Скажем прямо, такое мнение и в самом деле имело место быть в советских «верхах». Однако если бы оно было твердым, вряд ли Высоцкий вообще когда-нибудь создал что-то заметное в кино. Он же за последние несколько лет сыграл четыре главные роли: в «Коротких встречах», «Интервенции», «Хозяине тайги» и «Опасных гастролях». Значит, это «мнение» можно было обойти. Это удавалось раньше, удалось и теперь, когда сама политическая конъюнктура была на стороне Высоцкого. Ведь тогда процесс уступок советским инакомыслящим начал значительно расширяться. Например, в недрах Госкино уже готовилась кадровая пертурбация: вместо продержавного Алексея Романова к власти должен был прийти более либеральный Тимофей Ермаш (это случится летом 72-го). Так что утверждение Высоцкого сразу на две главные роли в фильмах корефеев советского кино из лагеря либерал-евреев было вполне закономерно. Поэтому широко распространенная в среде высоцковедов версия, что роль у Хейфица Высоцкий получил благодаря ходатайству космонавтов, является скорее мифологией: с таким же успехом за него могли просить и футболисты — главным была политическая конъюнктура.

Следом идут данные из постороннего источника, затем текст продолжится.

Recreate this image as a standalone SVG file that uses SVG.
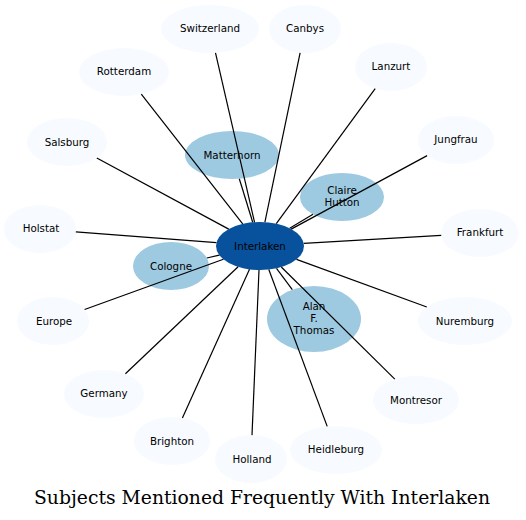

Именно поэтому власти закрыли глаза на то, что это были отнюдь не рядовые ленты. Обе они несли в себе острый политический и социальный заряд, несмотря на то что исследовали разные эпохи: если в «Четвертом» это была современность, то в «Человеке» речь шла о временах предреволюционной России. Однако, как уже отмечалось, оба режиссера пригласили на главную роль именно Высоцкого не случайно, а потому, что в глазах миллионов советских людей он олицетворял собой те протестные настроения, которые давно присутствовали в интеллигентских кругах, а в первой половине 70-х уже начинали охватывать и низы общества.

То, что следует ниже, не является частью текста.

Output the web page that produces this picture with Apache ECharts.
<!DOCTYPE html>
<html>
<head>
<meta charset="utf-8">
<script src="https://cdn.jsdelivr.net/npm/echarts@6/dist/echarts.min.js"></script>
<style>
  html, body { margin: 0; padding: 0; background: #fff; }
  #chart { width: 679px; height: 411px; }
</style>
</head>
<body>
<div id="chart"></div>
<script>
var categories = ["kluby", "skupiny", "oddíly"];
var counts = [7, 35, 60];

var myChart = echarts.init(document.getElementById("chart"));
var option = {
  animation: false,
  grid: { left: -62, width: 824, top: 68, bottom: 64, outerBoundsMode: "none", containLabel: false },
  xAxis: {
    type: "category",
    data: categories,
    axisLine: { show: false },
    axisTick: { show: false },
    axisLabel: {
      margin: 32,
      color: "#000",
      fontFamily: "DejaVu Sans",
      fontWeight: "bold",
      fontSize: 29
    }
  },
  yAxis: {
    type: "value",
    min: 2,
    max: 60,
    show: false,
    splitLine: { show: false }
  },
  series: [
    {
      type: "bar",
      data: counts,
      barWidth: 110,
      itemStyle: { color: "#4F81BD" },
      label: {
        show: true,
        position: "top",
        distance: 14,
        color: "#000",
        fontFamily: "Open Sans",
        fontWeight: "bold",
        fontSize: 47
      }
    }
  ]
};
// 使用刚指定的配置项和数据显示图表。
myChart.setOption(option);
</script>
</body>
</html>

У Столпера Высоцкий должен был играть преуспевающего американского журналиста, который в годы войны сумел чудом выжить в концлагере, хотя трое его товарищей погибли. И вот теперь от него, Четвертого, требуется определенное мужество, поскольку он поставлен перед выбором: либо разоблачить преступные планы сторонников войны и лишиться благополучия, либо промолчать, сохранив свое благополучие, но потеряв совесть.

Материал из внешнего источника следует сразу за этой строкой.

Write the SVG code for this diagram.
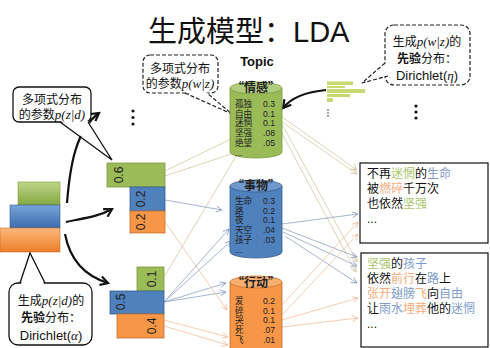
<svg xmlns="http://www.w3.org/2000/svg" width="490" height="348" viewBox="0 0 490 348">
<style>
.cjk{font-family:"Noto Sans CJK SC","Liberation Sans",sans-serif}
.lat{font-family:"Liberation Sans","Noto Sans CJK SC",sans-serif}
.it{font-family:"Liberation Serif","Noto Sans CJK SC",serif;font-style:italic}
.tan{stroke:#d6c69c;stroke-width:0.8;fill:none}
.blu{stroke:#8ea3c8;stroke-width:0.8;fill:none}
.pch{stroke:#f0c09c;stroke-width:0.8;fill:none}
.blk{stroke:#111;stroke-width:2.2;fill:none}
.bub{fill:#fff;stroke:#111;stroke-width:1.3}
.dash{fill:#fff;stroke:#222;stroke-width:1.2;stroke-dasharray:4 2}
.row{font-size:8.6px;fill:#222}
.lbl{font-size:12px;fill:#222}
.g{fill:#9bbb59;stroke:#7a9a3e;stroke-width:0.8}
.b{fill:#4f81bd;stroke:#385d8a;stroke-width:0.8}
.o{fill:#f79646;stroke:#c2702e;stroke-width:0.8}
.txt{font-size:12px;fill:#111}
.tg{fill:#a8c46a}.tb{fill:#7d9ccc}.to{fill:#f4ad7e}
</style>
<defs>
<marker id="ab" viewBox="0 0 10 10" refX="8" refY="5" markerWidth="5" markerHeight="5" orient="auto" markerUnits="strokeWidth"><path d="M1,1 L8,5 L1,9" fill="none" stroke="#111" stroke-width="2"/></marker>
<marker id="at" viewBox="0 0 10 10" refX="9" refY="5" markerWidth="9" markerHeight="9" orient="auto" markerUnits="strokeWidth"><path d="M1,1 L9,5 L1,9" fill="none" stroke="#d6c69c" stroke-width="1.2"/></marker>
<marker id="abl" viewBox="0 0 10 10" refX="9" refY="5" markerWidth="9" markerHeight="9" orient="auto" markerUnits="strokeWidth"><path d="M1,1 L9,5 L1,9" fill="none" stroke="#8ea3c8" stroke-width="1.2"/></marker>
<marker id="ap" viewBox="0 0 10 10" refX="9" refY="5" markerWidth="9" markerHeight="9" orient="auto" markerUnits="strokeWidth"><path d="M1,1 L9,5 L1,9" fill="none" stroke="#f0c09c" stroke-width="1.2"/></marker>
<linearGradient id="gg" x1="0" y1="0" x2="0" y2="1"><stop offset="0" stop-color="#bcd585"/><stop offset="1" stop-color="#86a843"/></linearGradient>
<linearGradient id="gb" x1="0" y1="0" x2="0" y2="1"><stop offset="0" stop-color="#78a3da"/><stop offset="1" stop-color="#3c6dad"/></linearGradient>
<linearGradient id="go" x1="0" y1="0" x2="0" y2="1"><stop offset="0" stop-color="#fdb87c"/><stop offset="1" stop-color="#ea7e28"/></linearGradient>
</defs>

<g id="title"><text x="148" y="42" class="cjk" font-size="29" fill="#111">生成模型：<tspan class="lat" font-size="29">LDA</tspan></text></g>
<g id="topic-label"><text x="257" y="66" class="lat" font-size="13" font-weight="bold" text-anchor="middle" fill="#111">Topic</text></g>

<g id="connectors">
<path class="blk" d="M67,203 C70,165 76,130 99,113" marker-end="url(#ab)"/>
<path class="blk" d="M66,222 C85,218 100,216 112,209" marker-end="url(#ab)"/>
<path class="blk" d="M65,234 C70,260 85,276 108,283" marker-end="url(#ab)"/>
<path class="blk" d="M326,90 C305,92 291,98 283,108" marker-end="url(#ab)"/>
<line class="tan" x1="165" y1="171" x2="231" y2="139"/>
<line class="tan" x1="165" y1="176" x2="234" y2="153"/>
<line class="tan" x1="164" y1="277" x2="238" y2="153"/>
<line class="tan" x1="282" y1="117" x2="357" y2="170" marker-end="url(#at)"/>
<line class="tan" x1="282" y1="122" x2="357" y2="174" marker-end="url(#at)"/>
<line class="tan" x1="282" y1="124" x2="357" y2="262" marker-end="url(#at)"/>
<line class="tan" x1="280" y1="130" x2="356" y2="272" marker-end="url(#at)"/>
<line class="blu" x1="165" y1="200" x2="222" y2="210" marker-end="url(#abl)"/>
<line class="blu" x1="164" y1="302" x2="229" y2="229" marker-end="url(#abl)"/>
<line class="blu" x1="164" y1="302" x2="231" y2="241" marker-end="url(#abl)"/>
<line class="blu" x1="164" y1="302" x2="226" y2="283" marker-end="url(#abl)"/>
<line class="blu" x1="164" y1="302" x2="226" y2="292" marker-end="url(#abl)"/>
<line class="blu" x1="282" y1="224" x2="358" y2="214" marker-end="url(#abl)"/>
<line class="blu" x1="282" y1="228" x2="357" y2="257" marker-end="url(#abl)"/>
<line class="blu" x1="283" y1="232" x2="357" y2="266" marker-end="url(#abl)"/>
<line class="blu" x1="285" y1="236" x2="357" y2="283" marker-end="url(#abl)"/>
<line class="pch" x1="165" y1="222" x2="227" y2="310" marker-end="url(#ap)"/>
<line class="pch" x1="164" y1="320" x2="228" y2="337" marker-end="url(#ap)"/>
<line class="pch" x1="164" y1="326" x2="228" y2="345" marker-end="url(#ap)"/>
<line class="pch" x1="282" y1="305" x2="358" y2="222" marker-end="url(#ap)"/>
<line class="pch" x1="282" y1="315" x2="358" y2="234" marker-end="url(#ap)"/>
<line class="pch" x1="282" y1="320" x2="358" y2="298" marker-end="url(#ap)"/>
<line class="pch" x1="282" y1="327" x2="358" y2="318" marker-end="url(#ap)"/>
</g>

<g id="stack">
<rect x="18" y="182" width="42" height="23" fill="url(#gg)" stroke="#7a9a3e" stroke-width="0.6"/>
<rect x="10" y="205" width="50" height="23" fill="url(#gb)" stroke="#385d8a" stroke-width="0.6"/>
<rect x="0" y="228" width="60" height="24" fill="url(#go)" stroke="#c2702e" stroke-width="0.6"/>
</g>

<g id="callout-pzd">
<rect class="bub" x="13" y="87" width="78" height="35" rx="6"/>
<polygon points="61,121 88,121 112,160" fill="#fff"/>
<polyline points="60,122 112,160 88,122" fill="none" stroke="#111" stroke-width="1.3"/>
<text class="lat" font-size="12" text-anchor="middle" fill="#111"><tspan x="52" y="104">多项式分布</tspan><tspan x="52" dy="15">的参数<tspan class="it" font-size="13">p(z|d)</tspan></tspan></text>
</g>

<g id="callout-alpha">
<rect class="bub" x="9" y="283" width="83" height="62" rx="9"/>
<polygon points="21,284 44,284 30,253" fill="#fff"/>
<polyline points="20,283 30,253 45,283" fill="none" stroke="#111" stroke-width="1.3"/>
<text class="lat" font-size="12" text-anchor="middle" fill="#111"><tspan x="51" y="305">生成<tspan class="it" font-size="13">p(z|d)</tspan>的</tspan><tspan x="51" dy="17"><tspan font-weight="bold">先验</tspan>分布：</tspan><tspan x="51" dy="18" font-size="13">Dirichlet(<tspan class="it">α</tspan>)</tspan></text>
</g>

<g id="callout-pwz">
<rect class="dash" x="143" y="55" width="75" height="38" rx="7"/>
<polygon points="186,92 206,92 232,114" fill="#fff"/>
<polyline points="185,93 232,114 207,93" fill="none" stroke="#222" stroke-width="1.2" stroke-dasharray="4 2"/>
<text class="lat" font-size="12" text-anchor="middle" fill="#111"><tspan x="180" y="73">多项式分布</tspan><tspan x="180" dy="15">的参数<tspan class="it" font-size="13">p(w|z)</tspan></tspan></text>
</g>

<g id="callout-eta">
<rect class="dash" x="385" y="25" width="85" height="60" rx="9"/>
<polygon points="386,63 387,76 362,83" fill="#fff"/>
<polyline points="385,63 362,83 388,76" fill="none" stroke="#222" stroke-width="1.2" stroke-dasharray="4 2"/>
<text class="lat" font-size="12" text-anchor="middle" fill="#111"><tspan x="427" y="46">生成<tspan class="it" font-size="13">p(w|z)</tspan>的</tspan><tspan x="427" dy="17"><tspan font-weight="bold">先验</tspan>分布：</tspan><tspan x="427" dy="17" font-size="13">Dirichlet(<tspan class="it">η</tspan>)</tspan></text>
</g>

<g id="eta-bars" fill="#c9d96f">
<rect x="327" y="81.5" width="26" height="3.5"/>
<rect x="327" y="86" width="18" height="2"/>
<rect x="327" y="89" width="38" height="4"/>
<rect x="327" y="94" width="23" height="3"/>
<rect x="327" y="98" width="6" height="4"/>
</g>

<g id="dots" fill="#111">
<circle cx="133" cy="111" r="1.6"/><circle cx="133" cy="117.5" r="1.6"/><circle cx="133" cy="124" r="1.6"/>
<circle cx="416" cy="106" r="1.6"/><circle cx="416" cy="112" r="1.6"/><circle cx="416" cy="118" r="1.6"/>
<circle cx="328" cy="110" r="0.7"/><circle cx="328" cy="113" r="0.7"/><circle cx="328" cy="116" r="0.7"/>
</g>

<g id="doc1">
<rect class="g" x="107" y="163" width="58" height="24"/>
<rect class="b" x="130" y="187" width="35" height="24"/>
<rect class="o" x="130" y="211" width="35" height="22"/>
<text class="lat lbl" transform="translate(119,175) rotate(-90)" text-anchor="middle" dominant-baseline="central">0.6</text>
<text class="lat lbl" transform="translate(141,199) rotate(-90)" text-anchor="middle" dominant-baseline="central">0.2</text>
<text class="lat lbl" transform="translate(141,222) rotate(-90)" text-anchor="middle" dominant-baseline="central">0.2</text>
</g>

<g id="doc2">
<rect class="g" x="137" y="267" width="27" height="24"/>
<rect class="b" x="110" y="291" width="54" height="23"/>
<rect class="o" x="117" y="314" width="47" height="24"/>
<text class="lat lbl" transform="translate(152,279) rotate(-90)" text-anchor="middle" dominant-baseline="central">0.1</text>
<text class="lat lbl" transform="translate(121,302) rotate(-90)" text-anchor="middle" dominant-baseline="central">0.5</text>
<text class="lat lbl" transform="translate(152,326) rotate(-90)" text-anchor="middle" dominant-baseline="central">0.4</text>
</g>

<g id="topic-emotion">
<path class="g" d="M230,88 L230,152 A26,6 0 0 0 282,152 L282,88 Z"/>
<ellipse cx="256" cy="88" rx="26" ry="6" fill="#b3cd80" stroke="#7a9a3e" stroke-width="0.8"/>
<text class="cjk" x="256" y="92" font-size="12" font-weight="bold" text-anchor="middle" fill="#222">“情感”</text>
<text class="lat row"><tspan x="235" y="107">孤独</tspan><tspan x="235" dy="9.7">自由</tspan><tspan x="235" dy="9.7">迷惘</tspan><tspan x="235" dy="9.7">坚强</tspan><tspan x="235" dy="9.7">绝望</tspan><tspan x="235" dy="9.7">...</tspan></text>
<text class="lat row" text-anchor="end"><tspan x="275" y="107">0.3</tspan><tspan x="275" dy="9.7">0.1</tspan><tspan x="275" dy="9.7">0.1</tspan><tspan x="275" dy="9.7">.08</tspan><tspan x="275" dy="9.7">.05</tspan></text>
</g>

<g id="topic-thing">
<path class="b" d="M230,186 L230,252 A26,6 0 0 0 282,252 L282,186 Z"/>
<ellipse cx="256" cy="186" rx="26" ry="6" fill="#6f98cc" stroke="#385d8a" stroke-width="0.8"/>
<text class="cjk" x="256" y="190" font-size="12" font-weight="bold" text-anchor="middle" fill="#222">“事物”</text>
<text class="lat row"><tspan x="235" y="204">生命</tspan><tspan x="235" dy="9.7">路</tspan><tspan x="235" dy="9.7">夜</tspan><tspan x="235" dy="9.7">天空</tspan><tspan x="235" dy="9.7">孩子</tspan><tspan x="235" dy="9.7">...</tspan></text>
<text class="lat row" text-anchor="end"><tspan x="275" y="204">0.3</tspan><tspan x="275" dy="9.7">0.2</tspan><tspan x="275" dy="9.7">0.1</tspan><tspan x="275" dy="9.7">.04</tspan><tspan x="275" dy="9.7">.03</tspan></text>
</g>

<g id="topic-action">
<path class="o" d="M230,282 L230,356 A26,6 0 0 0 282,356 L282,282 Z"/>
<ellipse cx="256" cy="282" rx="26" ry="6" fill="#f9ae70" stroke="#c2702e" stroke-width="0.8"/>
<text class="cjk" x="256" y="287" font-size="12" font-weight="bold" text-anchor="middle" fill="#222">“行动”</text>
<text class="lat row"><tspan x="235" y="304">爱</tspan><tspan x="235" dy="9.7">碎</tspan><tspan x="235" dy="9.7">哭</tspan><tspan x="235" dy="9.7">死</tspan><tspan x="235" dy="9.7">飞</tspan></text>
<text class="lat row" text-anchor="end"><tspan x="275" y="304">0.2</tspan><tspan x="275" dy="9.7">0.1</tspan><tspan x="275" dy="9.7">0.1</tspan><tspan x="275" dy="9.7">.07</tspan><tspan x="275" dy="9.7">.01</tspan></text>
</g>

<g id="doc-text-1">
<rect x="360" y="163" width="128" height="80" fill="#fff" stroke="#111" stroke-width="1.2"/>
<text class="lat txt"><tspan x="367" y="178">不再<tspan class="tg">迷惘</tspan>的<tspan class="tb">生命</tspan></tspan><tspan x="367" dy="15">被<tspan class="to">燃碎</tspan>千万次</tspan><tspan x="367" dy="15">也依然<tspan class="tg">坚强</tspan></tspan><tspan x="367" dy="15">...</tspan></text>
</g>

<g id="doc-text-2">
<rect x="361" y="253" width="127" height="94" fill="#fff" stroke="#111" stroke-width="1.2"/>
<text class="lat txt"><tspan x="367" y="268"><tspan class="tg">坚强</tspan>的<tspan class="tb">孩子</tspan></tspan><tspan x="367" dy="15">依然<tspan class="to">前行</tspan>在<tspan class="tb">路</tspan>上</tspan><tspan x="367" dy="15"><tspan class="to">张开</tspan><tspan class="tb">翅膀</tspan><tspan class="to">飞</tspan>向<tspan class="tb">自由</tspan></tspan><tspan x="367" dy="15">让<tspan class="tb">雨水</tspan><tspan class="to">埋葬</tspan>他的<tspan class="tb">迷惘</tspan></tspan><tspan x="367" dy="15">...</tspan></text>
</g>
</svg>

По сути на американской тематике автор сценария (и одноименной пьесы, поставленной во многих советских театрах) либерал Константин Симонов ставил вопросы, которые были актуальны и для многих советских интеллигентов: либо жить в ладу с властью, которую ты считаешь преступной, либо выступать против нее. И образы трех погибших товарищей, которые постоянно возникают в сознании Четвертого, можно было расшифровать, исходя из советской действительности: как упреки фронтовиков, сложивших свои головы на полях войны, тем выжившим товарищам, которые теперь безропотно служили брежневскому режиму. Кстати, именно подобный упрек будет брошен спустя десятилетие молодыми кинематографистами своим старшим товарищам на приснопамятном 5-м съезде кинематографистов в 1986 году. К примеру, сценарист Евгений Григорьев (автор сценариев фильмов «Три дня Виктора Чернышева», «Романс о влюбленных» и др.) заявит следующее:
«Почему же в дальнейшем эти люди, прошедшие фронт, знающие цену всему, люди поднявшиеся на волне ХХ съезда партии, — почему они дрогнули, почему они законсервировались, перед какой силой они вдруг смутились? Перед какой — когда за ними были погибшие на фронте товарищи? Почему они все это позволили, когда за ними было наше великое искусство, когда за ними стояли мы?..»
Упрек этот адресовался в первую очередь фронтовикам из стана державников, которые все свои силы отдавали исключительно воспеванию военного подвига советского народа в Великой Отечественной войне без углубления в отрицательную фактологию. Подобное малокритичное воспевание воспринималось либералами как откровенное холуйство, пресмыкательство прежде всего перед «выдающимся военачальником Леонидом Ильичом Брежневым». Хотя на самом деле главным побудительным мотивом к подобному воспеванию было вовсе не холуйство перед генсеком, которого многие державники также недолюбливали, а нежелание подыгрывать идеологическому врагу, который все свои силы бросал именно на выискивание «белых пятен» военной истории, бросающих тень на победу СССР во Второй мировой войне. Вот почему вся западная пропаганда с огромным воодушевлением реагировала на нетрадиционные фильмы таких советских киношных либералов, как Алексей Герман («Проверка на дорогах», «20 дней без войны»), Григорий Чухрай («Трясина»), Элема Климова («Иди и смотри») и т. д. И совершенно не замечала (или, наоборот, замечала, чтобы раздолбать в пух и прах) работ режиссеров из державного лагеря Юрия Озерова («Освобождение»), Сергея Бондарчука («Они сражались за Родину»), Евгения Матвеева («Судьба», «Особо важное задание») и т. д.